Student A is a strong student with serious attendance issues. She is responsible for her two younger siblings and has accumulated 40 unexcused absences as a result. Nevertheless, she learns material quickly and seeks out her teachers’ help whenever she needs it. She began the year on grade level and, having learned the major content of each of her courses, is now ready for the next level. Under DCPS policy, she will fail and be held back to relearn content she already knows.
Student B is a weaker student with a stronger attendance record. She is in school every day, but she reads at an elementary-school level and is missing fundamental skills in math. She has never reached proficiency on a year-end test, but she has always moved up anyway. Yet despite her lack of preparation she wants to learn; her teachers recognize this and give her enough credit to scrape by. She began the school year several years behind grade level and will end it just as far behind. Under a grading policy that allows students to pass with largely incomplete mastery of a subject, she will pass and go on to more advanced content.
The mission of DCPS is to help each and every student reach his or her full potential. Policies like those in place, which tie advancement to compliance and not to mastery, will end up hurting both students. Student A will languish, while Student B will continue to be passed along, unprepared. My classes were full of students like these. District policy let all of them down.
So what is a District, full of students like these, to do? The answer, I think, is simple. Stop enforcing attendance, and start requiring mastery.
As the example above and years of appalling standardized test results show, it’s quite possible for students to attend school without learning what they are supposed to learn. Most high-school students in the District are below grade level in English and math, yet they pass, and eventually graduate. No amount of policy training or accountability will prepare a student with third-grade math skills to succeed in an algebra class.

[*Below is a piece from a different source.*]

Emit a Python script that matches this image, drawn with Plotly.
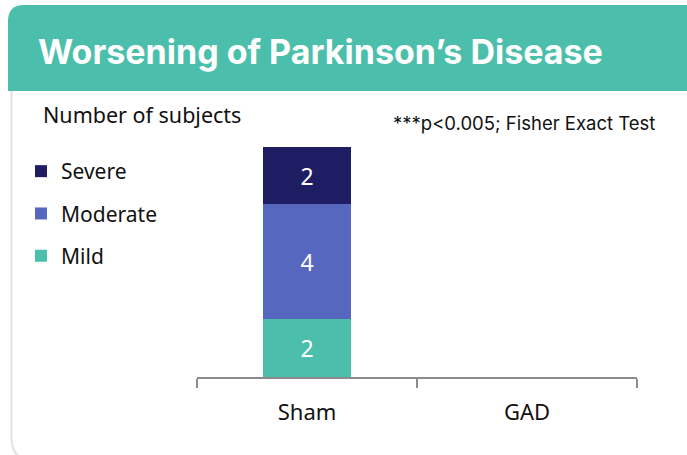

What DCPS must do, instead, is figure out how to reorient its school system around student learning. Stop passing students from grade to grade based on age. Instead allow and encourage students to move through material at their own unique paces, through a combination of teacher-led and online lessons and activities. Don’t let students move forward with incomplete understandings of critical material (as any “D” grade indicates). Instead require that students truly master prerequisite skills before attempting advanced content. In a rigid, compliance-driven system, taking the time to treat and teach each student as an individual is impossible. In a world where students have unique needs, talents, and abilities, it is essential.
Teaching in this way certainly presents its challenges. Self-paced classrooms require motivated students, dynamic teachers, and courageous administrators who can see beyond the short-term metrics of pass rates. Classrooms need flexible spaces and reliable internet access. Students learning independently or in small groups need constant in-person encouragement and support from caring adults. These are all resources that the District has in abundance. They must be deployed in the service of true student learning, regardless of a student’s age or her attendance record.
Rules and policies can be efficient: It’s easier to teach students when they attend class regularly, easier to motivate attendance with the consequence of a failing grade, and easier to let students pass with Ds than to require true understanding of advanced content. Yet the District’s mission must be much bigger than simply enforcing rules; it must to give each and every student the education they need and deserve. What matters is not how old students are or how often they come to class, but that they actually learn what it is we want them to learn, and that the District becomes a place where students can, and must, do just that.
Students in D.C. face incredible challenges. If the District tightens attendance requirements even further, or lets students pass without authentic understanding and mastery of course material, it will only make life harder for these students. What the District must do instead is find a way to educate all of its students: Student A, Student B, and everyone in between.
I wish you, your staff, and your students the very best.